$\color{orange}{\mathrm{Question:}}$
If $f\left(\pi\right)=\pi$ and $\int_{0}^{\pi}\left(f (x)+f''(x)\right)\sin x\ dx\ =\ 7\pi$ then find $f(0)$ given that $f(x)$ is continuous in $\left[0,\pi\right]$
$\color{green}{\mathrm{Solution:}}$
Given: $$\int_{0}^{\pi}\left(f(x)+f''(x)\right)\sin x\ dx\ =\ \int_{0}^{\pi}f(x)\sin x\ dx\ +\int_{0}^{\pi}f''(x)\sin x\ dx$$ By ILATE ( Integration by parts), keeping $f''(x)$ as the first function and $\sin x$ as the second function: $$7\pi\ =\int_{0}^{\pi}f(x)\sin x\ dx\ +\ \left[\sin x\cdot f'(x)-\int_{0}^{\pi}\cos x\cdot f'(x)dx\right]$$ $$7\pi\ =\int_{0}^{\pi}f(x)\sin x\ dx\ +\ \left[\sin x\cdot f'(x)-\left[\cos x\cdot f(x)-\int_{0}^{\pi}\left(-\sin x\right)\left(f(x)dx\right)\right]\right]$$ $$7\pi=\sin x\cdot f'(x)-\cos x\cdot f(x)$$ The limits being of integration being from $0$ to $\pi$, (sorry i don't know Latex much :( ) $$7\pi=\left[\sin\pi\cdot f'(\pi)-\sin0\cdot f'(0)\right]-\left[\cos\pi\cdot f(\pi)-\cos0\cdot f(0)\right]$$ Solving this I got $f(0)=6\pi$, which is the correct answer, no issues with that but...

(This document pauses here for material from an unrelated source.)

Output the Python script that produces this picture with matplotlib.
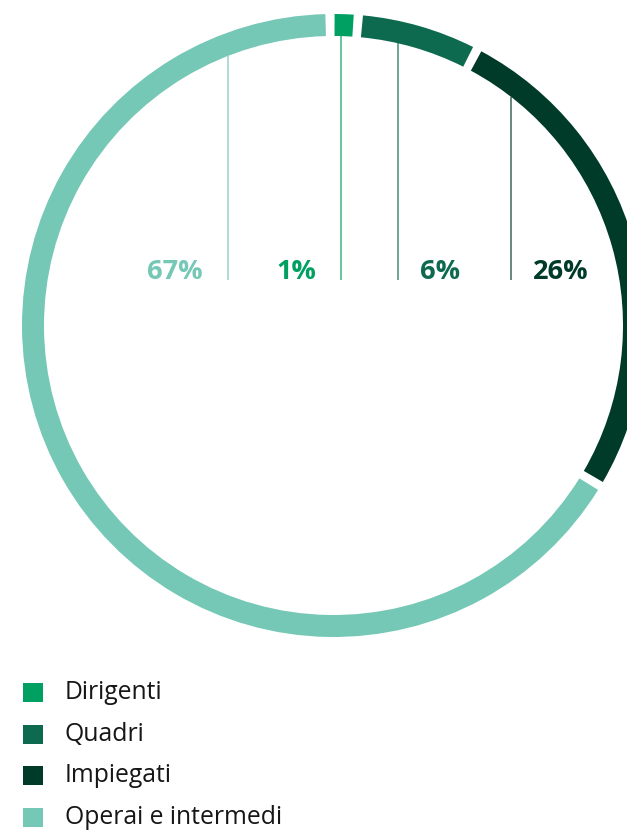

$\color{pink}{\mathrm{Doubt}}$
- When using the ILATE rule, we don't know what kind of function $f(x)$ is, so how can we decide whether to take it as the first function or the second function, I just did that for my convenience because I thought that will give me the solution.
- Secondly, what is the importance of the statement of the question: $f(x)$ is continuous?
$\color{red}{\mathrm{Edit}}$
Basically it looks like ILATE is not a very good rule and Integration by parts is OP!